» EXERCISE PROMPT:
Read the lines that follow and pick out every one containing the word "matches".

==== MATERIAL FOR THE TASK

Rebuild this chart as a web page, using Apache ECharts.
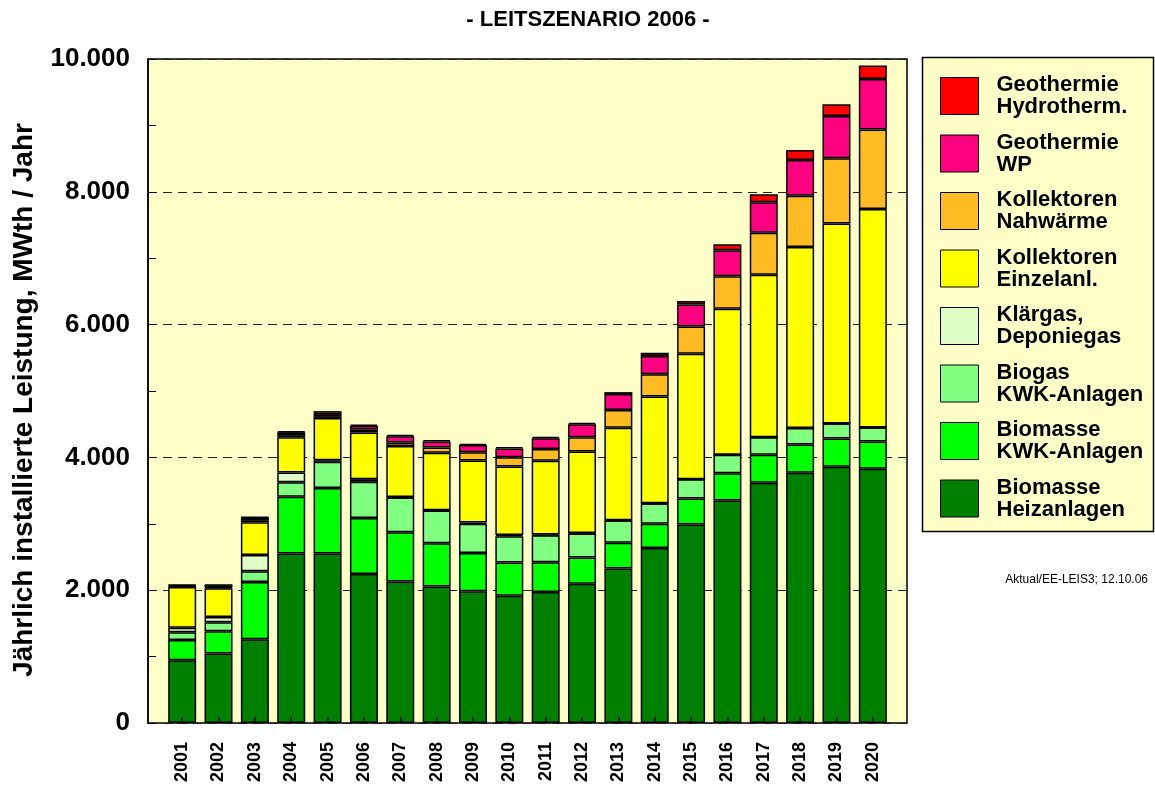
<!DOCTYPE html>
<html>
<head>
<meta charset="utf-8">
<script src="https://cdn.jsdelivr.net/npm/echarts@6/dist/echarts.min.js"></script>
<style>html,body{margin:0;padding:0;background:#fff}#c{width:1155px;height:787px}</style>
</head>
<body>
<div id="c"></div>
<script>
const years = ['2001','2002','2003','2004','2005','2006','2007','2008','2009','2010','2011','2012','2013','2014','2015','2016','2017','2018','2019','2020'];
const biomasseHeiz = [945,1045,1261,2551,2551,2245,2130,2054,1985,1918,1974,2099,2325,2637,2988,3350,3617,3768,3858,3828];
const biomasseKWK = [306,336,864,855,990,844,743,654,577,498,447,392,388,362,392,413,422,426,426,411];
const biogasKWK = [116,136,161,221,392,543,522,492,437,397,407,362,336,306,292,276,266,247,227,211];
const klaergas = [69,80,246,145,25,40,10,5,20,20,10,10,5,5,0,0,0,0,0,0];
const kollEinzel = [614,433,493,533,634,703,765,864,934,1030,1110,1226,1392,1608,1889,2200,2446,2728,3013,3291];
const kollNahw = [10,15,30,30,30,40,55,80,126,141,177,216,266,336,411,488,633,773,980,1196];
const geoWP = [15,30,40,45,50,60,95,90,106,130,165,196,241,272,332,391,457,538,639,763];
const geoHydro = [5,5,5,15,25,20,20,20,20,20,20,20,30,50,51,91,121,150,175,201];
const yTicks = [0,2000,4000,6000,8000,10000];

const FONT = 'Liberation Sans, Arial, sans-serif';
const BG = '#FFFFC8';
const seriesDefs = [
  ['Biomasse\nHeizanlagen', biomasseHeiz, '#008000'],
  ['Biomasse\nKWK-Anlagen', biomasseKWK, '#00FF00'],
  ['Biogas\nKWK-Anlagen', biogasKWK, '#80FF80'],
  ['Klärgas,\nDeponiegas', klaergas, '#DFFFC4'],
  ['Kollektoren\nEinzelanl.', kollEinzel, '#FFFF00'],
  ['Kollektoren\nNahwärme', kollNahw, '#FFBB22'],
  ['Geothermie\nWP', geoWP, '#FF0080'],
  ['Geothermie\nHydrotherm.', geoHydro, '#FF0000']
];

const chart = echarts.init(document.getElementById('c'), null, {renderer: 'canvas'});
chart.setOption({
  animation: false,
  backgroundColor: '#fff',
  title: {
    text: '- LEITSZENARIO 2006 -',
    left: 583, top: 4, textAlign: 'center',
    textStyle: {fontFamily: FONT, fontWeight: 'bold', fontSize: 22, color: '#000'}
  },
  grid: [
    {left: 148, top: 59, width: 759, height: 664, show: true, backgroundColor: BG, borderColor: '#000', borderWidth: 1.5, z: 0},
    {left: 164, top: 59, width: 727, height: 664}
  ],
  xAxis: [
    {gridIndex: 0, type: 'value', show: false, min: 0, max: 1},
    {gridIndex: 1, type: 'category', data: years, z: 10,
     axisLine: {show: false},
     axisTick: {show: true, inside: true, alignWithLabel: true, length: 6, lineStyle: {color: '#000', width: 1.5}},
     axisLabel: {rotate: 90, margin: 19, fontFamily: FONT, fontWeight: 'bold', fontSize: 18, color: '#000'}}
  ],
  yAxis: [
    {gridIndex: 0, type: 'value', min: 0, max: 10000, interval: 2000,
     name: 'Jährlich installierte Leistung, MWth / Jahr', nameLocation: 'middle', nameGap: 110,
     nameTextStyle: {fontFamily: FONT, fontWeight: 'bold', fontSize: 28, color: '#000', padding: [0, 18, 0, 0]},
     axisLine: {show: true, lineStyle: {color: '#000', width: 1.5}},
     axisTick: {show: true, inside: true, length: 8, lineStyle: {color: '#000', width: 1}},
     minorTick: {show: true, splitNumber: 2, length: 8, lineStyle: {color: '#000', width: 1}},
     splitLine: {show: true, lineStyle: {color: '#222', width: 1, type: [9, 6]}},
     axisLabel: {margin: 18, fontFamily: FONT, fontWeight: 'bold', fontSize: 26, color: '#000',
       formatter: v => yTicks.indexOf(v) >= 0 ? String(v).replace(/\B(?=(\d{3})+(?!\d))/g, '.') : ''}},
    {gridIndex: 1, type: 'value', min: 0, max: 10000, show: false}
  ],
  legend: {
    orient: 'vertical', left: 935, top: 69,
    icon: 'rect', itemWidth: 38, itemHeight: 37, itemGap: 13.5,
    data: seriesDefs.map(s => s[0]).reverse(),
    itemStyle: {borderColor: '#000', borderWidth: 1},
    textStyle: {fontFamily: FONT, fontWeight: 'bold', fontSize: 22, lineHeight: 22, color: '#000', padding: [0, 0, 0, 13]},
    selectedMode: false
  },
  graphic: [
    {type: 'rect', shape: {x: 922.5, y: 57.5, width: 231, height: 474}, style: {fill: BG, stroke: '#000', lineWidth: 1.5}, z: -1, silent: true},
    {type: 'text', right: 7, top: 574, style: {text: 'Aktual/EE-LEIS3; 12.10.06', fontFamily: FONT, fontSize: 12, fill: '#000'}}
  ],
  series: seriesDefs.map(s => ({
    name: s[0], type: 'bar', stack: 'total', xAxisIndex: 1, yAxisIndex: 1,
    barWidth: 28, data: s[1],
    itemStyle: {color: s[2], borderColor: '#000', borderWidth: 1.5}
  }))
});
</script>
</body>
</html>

========
==== MATERIAL FOR THE TASK

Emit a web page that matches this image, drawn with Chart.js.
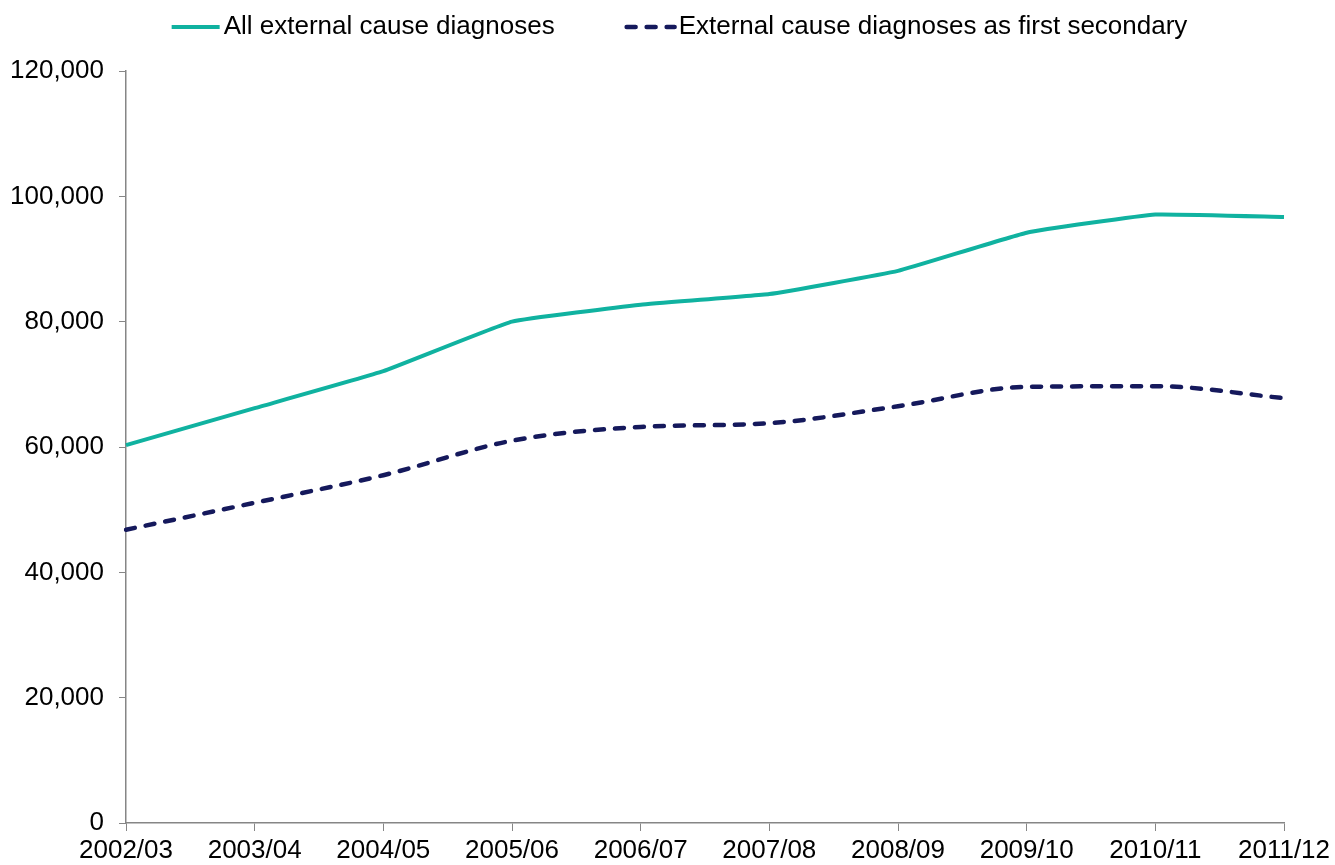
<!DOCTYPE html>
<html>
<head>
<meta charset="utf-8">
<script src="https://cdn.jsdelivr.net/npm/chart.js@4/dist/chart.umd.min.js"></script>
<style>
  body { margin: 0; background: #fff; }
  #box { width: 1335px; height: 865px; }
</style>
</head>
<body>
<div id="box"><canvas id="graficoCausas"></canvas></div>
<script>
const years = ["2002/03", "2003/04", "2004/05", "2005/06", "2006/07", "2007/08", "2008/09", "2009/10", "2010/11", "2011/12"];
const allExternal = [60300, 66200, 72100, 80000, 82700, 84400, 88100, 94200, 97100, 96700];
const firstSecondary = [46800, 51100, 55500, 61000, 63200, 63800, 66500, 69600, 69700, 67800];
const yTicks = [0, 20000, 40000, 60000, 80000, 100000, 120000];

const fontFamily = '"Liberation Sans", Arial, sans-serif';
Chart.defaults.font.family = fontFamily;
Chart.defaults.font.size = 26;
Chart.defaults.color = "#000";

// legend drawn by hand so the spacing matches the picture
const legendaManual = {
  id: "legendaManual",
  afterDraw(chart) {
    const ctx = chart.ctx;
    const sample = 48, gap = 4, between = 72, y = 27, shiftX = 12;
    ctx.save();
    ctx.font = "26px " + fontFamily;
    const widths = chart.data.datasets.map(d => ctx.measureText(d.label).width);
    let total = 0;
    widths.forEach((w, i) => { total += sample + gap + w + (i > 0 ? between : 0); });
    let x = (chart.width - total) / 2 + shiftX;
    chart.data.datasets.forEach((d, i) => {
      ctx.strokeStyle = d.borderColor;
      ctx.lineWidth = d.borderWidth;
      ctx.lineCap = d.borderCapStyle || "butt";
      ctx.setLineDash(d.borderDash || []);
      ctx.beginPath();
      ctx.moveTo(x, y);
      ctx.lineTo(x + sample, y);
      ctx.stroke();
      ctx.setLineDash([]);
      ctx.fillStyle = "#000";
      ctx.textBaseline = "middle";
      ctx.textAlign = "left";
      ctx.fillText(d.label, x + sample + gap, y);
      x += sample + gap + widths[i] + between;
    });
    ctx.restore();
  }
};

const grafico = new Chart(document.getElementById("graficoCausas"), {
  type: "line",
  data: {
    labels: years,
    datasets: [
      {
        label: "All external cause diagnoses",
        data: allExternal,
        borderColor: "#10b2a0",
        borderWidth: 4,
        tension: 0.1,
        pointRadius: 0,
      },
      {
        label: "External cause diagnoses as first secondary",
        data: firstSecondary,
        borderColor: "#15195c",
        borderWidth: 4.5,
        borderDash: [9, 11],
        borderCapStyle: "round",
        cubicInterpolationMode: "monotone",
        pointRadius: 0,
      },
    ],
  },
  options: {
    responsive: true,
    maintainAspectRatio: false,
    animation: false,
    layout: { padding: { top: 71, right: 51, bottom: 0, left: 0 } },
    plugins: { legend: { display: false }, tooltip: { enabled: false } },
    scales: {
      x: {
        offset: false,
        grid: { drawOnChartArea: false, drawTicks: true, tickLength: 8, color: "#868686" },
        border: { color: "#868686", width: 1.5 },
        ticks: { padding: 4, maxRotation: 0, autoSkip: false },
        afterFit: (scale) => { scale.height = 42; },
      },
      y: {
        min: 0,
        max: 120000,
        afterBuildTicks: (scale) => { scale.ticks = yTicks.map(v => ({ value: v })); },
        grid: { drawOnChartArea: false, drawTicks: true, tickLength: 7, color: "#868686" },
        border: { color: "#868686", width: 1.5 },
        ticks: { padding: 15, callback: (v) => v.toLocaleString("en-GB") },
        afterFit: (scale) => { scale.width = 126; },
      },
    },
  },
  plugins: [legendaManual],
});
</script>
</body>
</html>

========

» TASK ANSWER:
Emit a web page that matches this image, drawn with Chart.js.
// legend drawn by hand so the spacing matches the picture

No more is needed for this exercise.